::: Input data
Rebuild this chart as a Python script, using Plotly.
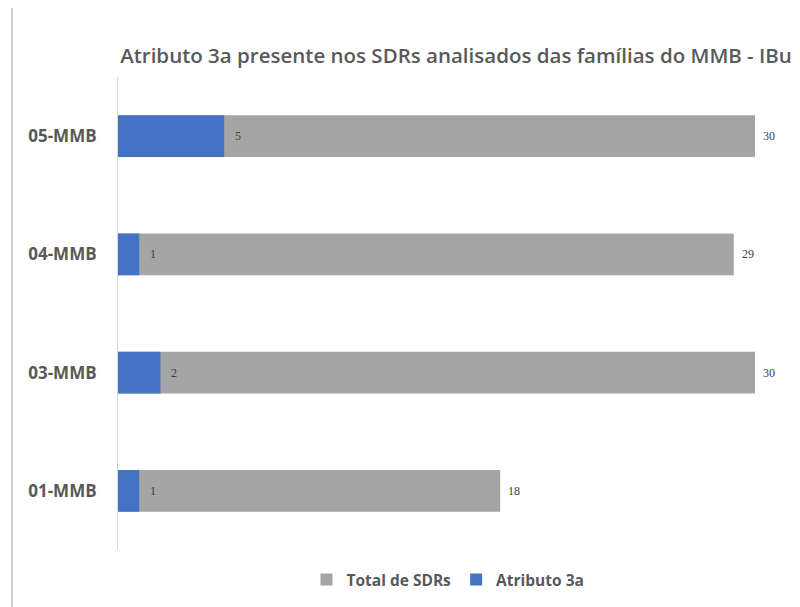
::::::
::: Input data
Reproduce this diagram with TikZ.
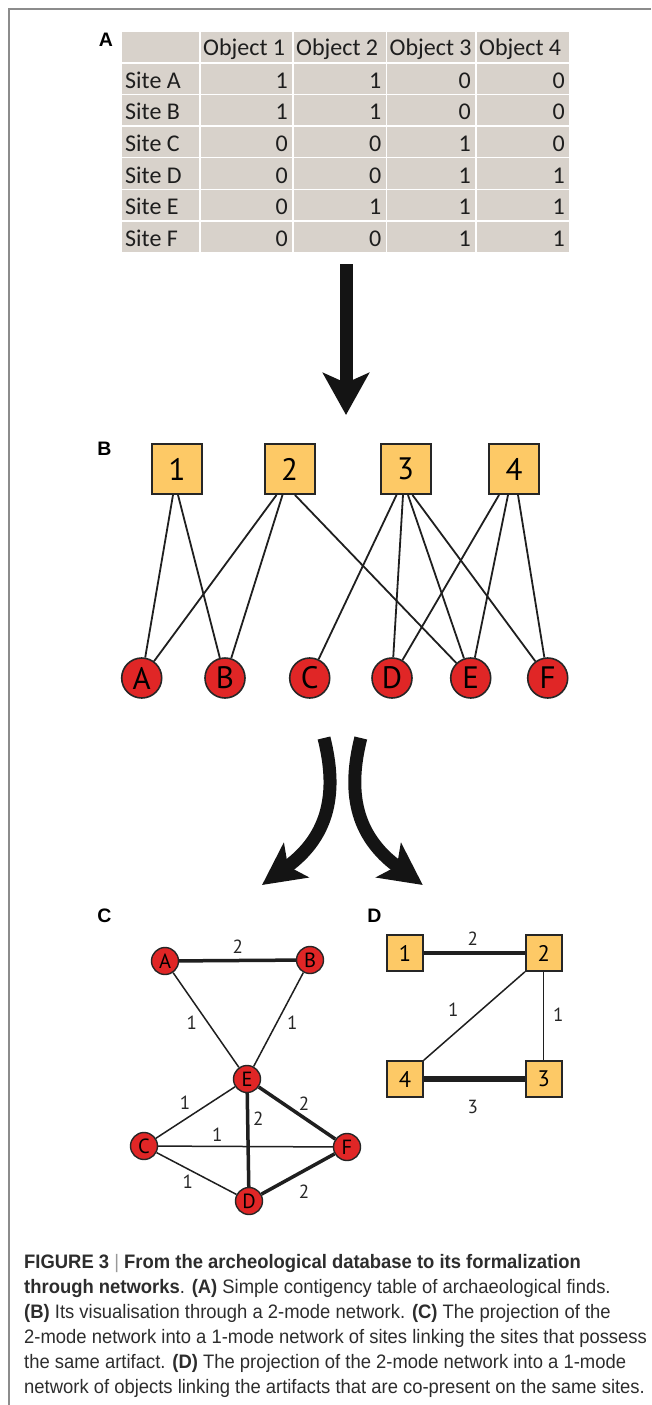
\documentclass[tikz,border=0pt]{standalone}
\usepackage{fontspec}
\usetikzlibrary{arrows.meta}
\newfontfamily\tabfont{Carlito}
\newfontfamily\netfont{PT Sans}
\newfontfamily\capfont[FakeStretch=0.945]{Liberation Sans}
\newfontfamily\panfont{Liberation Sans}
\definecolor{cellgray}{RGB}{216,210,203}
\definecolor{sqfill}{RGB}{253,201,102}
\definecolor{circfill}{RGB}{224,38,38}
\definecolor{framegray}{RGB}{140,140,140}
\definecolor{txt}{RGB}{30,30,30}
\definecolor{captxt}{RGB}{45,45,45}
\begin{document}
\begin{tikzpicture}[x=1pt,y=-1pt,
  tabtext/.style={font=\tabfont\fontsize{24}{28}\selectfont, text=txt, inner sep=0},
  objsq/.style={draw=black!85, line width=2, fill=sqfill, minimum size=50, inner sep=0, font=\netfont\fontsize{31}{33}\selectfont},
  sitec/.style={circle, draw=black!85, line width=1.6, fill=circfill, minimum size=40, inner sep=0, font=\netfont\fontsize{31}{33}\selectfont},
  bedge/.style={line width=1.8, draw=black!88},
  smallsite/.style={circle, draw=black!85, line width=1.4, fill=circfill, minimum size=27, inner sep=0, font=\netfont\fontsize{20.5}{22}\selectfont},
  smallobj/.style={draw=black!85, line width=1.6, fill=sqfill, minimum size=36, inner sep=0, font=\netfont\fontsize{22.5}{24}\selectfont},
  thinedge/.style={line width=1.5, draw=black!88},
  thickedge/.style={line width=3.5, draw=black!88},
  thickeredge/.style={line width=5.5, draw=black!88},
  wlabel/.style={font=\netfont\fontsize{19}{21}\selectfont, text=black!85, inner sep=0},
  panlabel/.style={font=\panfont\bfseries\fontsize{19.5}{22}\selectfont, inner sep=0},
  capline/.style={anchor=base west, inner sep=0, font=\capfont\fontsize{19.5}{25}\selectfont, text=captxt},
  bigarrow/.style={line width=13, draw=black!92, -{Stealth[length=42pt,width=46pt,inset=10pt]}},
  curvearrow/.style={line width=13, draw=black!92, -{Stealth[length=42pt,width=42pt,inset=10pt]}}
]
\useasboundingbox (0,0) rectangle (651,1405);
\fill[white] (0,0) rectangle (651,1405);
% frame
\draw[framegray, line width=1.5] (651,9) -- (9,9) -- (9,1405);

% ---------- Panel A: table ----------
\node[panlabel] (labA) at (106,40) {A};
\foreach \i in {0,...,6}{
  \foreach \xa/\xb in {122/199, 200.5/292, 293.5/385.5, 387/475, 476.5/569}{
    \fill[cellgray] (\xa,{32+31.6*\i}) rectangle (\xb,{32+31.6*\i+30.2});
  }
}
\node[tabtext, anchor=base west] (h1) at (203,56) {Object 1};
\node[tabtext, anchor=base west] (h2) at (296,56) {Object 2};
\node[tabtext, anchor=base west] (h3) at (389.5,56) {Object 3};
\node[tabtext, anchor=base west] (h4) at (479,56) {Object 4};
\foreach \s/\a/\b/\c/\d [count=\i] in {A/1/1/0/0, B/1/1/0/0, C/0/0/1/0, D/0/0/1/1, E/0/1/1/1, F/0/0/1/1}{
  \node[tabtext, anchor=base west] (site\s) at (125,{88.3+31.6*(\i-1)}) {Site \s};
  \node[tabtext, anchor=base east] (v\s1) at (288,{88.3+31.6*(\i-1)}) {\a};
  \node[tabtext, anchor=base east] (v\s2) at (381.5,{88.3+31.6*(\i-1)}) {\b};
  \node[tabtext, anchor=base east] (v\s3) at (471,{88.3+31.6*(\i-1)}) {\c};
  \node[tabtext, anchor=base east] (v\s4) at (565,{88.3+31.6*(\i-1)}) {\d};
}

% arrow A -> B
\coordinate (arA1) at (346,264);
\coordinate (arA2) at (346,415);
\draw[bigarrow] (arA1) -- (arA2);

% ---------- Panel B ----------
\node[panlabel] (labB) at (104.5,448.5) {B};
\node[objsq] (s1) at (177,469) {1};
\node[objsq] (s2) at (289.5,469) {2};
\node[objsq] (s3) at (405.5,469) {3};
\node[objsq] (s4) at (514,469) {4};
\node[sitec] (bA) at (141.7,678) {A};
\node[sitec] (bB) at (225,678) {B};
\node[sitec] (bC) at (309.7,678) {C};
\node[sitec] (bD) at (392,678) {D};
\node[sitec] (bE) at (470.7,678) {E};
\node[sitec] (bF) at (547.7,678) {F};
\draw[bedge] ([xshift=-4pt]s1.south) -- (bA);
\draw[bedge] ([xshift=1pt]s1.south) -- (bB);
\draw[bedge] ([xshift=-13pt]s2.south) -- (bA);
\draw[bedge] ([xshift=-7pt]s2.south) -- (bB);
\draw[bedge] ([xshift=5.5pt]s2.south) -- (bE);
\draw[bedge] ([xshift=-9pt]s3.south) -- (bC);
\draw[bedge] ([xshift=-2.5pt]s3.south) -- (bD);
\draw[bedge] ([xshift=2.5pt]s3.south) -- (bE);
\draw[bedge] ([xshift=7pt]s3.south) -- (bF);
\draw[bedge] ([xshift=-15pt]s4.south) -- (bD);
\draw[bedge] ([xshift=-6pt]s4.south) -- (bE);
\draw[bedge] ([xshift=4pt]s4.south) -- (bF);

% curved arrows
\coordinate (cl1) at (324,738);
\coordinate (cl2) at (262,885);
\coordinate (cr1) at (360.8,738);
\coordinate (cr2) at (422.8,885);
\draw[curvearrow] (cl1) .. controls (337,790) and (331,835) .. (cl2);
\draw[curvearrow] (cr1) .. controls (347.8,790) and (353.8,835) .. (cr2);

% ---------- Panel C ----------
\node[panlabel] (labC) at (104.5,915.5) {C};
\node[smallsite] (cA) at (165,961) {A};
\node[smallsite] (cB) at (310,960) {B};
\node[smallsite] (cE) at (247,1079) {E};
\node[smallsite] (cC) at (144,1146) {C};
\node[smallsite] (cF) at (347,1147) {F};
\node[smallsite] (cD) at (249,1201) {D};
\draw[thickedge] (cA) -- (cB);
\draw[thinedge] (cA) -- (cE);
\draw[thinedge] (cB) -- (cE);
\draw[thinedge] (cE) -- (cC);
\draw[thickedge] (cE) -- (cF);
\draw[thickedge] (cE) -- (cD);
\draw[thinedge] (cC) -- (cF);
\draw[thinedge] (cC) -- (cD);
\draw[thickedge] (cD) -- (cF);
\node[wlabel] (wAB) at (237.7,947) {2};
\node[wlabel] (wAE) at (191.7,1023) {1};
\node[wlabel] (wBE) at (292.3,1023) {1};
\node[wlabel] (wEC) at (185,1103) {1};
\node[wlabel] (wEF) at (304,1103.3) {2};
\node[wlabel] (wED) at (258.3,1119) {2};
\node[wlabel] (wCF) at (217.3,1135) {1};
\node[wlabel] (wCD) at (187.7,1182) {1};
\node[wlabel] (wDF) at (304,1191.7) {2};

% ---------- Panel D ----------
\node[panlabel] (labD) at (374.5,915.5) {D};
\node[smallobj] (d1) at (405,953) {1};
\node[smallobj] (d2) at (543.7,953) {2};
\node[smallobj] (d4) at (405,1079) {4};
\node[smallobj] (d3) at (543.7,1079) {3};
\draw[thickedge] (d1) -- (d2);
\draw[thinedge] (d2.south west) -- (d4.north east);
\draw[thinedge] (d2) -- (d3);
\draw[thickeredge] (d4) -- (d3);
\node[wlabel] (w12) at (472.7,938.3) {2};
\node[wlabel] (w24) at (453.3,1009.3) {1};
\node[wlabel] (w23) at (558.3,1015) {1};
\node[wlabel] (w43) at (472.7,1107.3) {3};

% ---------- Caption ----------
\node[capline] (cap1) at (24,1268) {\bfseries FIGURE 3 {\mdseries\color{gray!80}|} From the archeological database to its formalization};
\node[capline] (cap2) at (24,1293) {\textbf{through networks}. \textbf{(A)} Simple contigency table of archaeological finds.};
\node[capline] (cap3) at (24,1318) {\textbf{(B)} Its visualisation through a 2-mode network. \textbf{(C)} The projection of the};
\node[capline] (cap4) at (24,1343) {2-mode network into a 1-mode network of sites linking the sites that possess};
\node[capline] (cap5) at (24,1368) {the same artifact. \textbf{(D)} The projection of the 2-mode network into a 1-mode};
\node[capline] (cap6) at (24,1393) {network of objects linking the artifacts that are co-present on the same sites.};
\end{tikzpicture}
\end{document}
::::::
Show each line in the entries that holds the string "this".

# Response
Rebuild this chart as a Python script, using Plotly.
Reproduce this diagram with TikZ.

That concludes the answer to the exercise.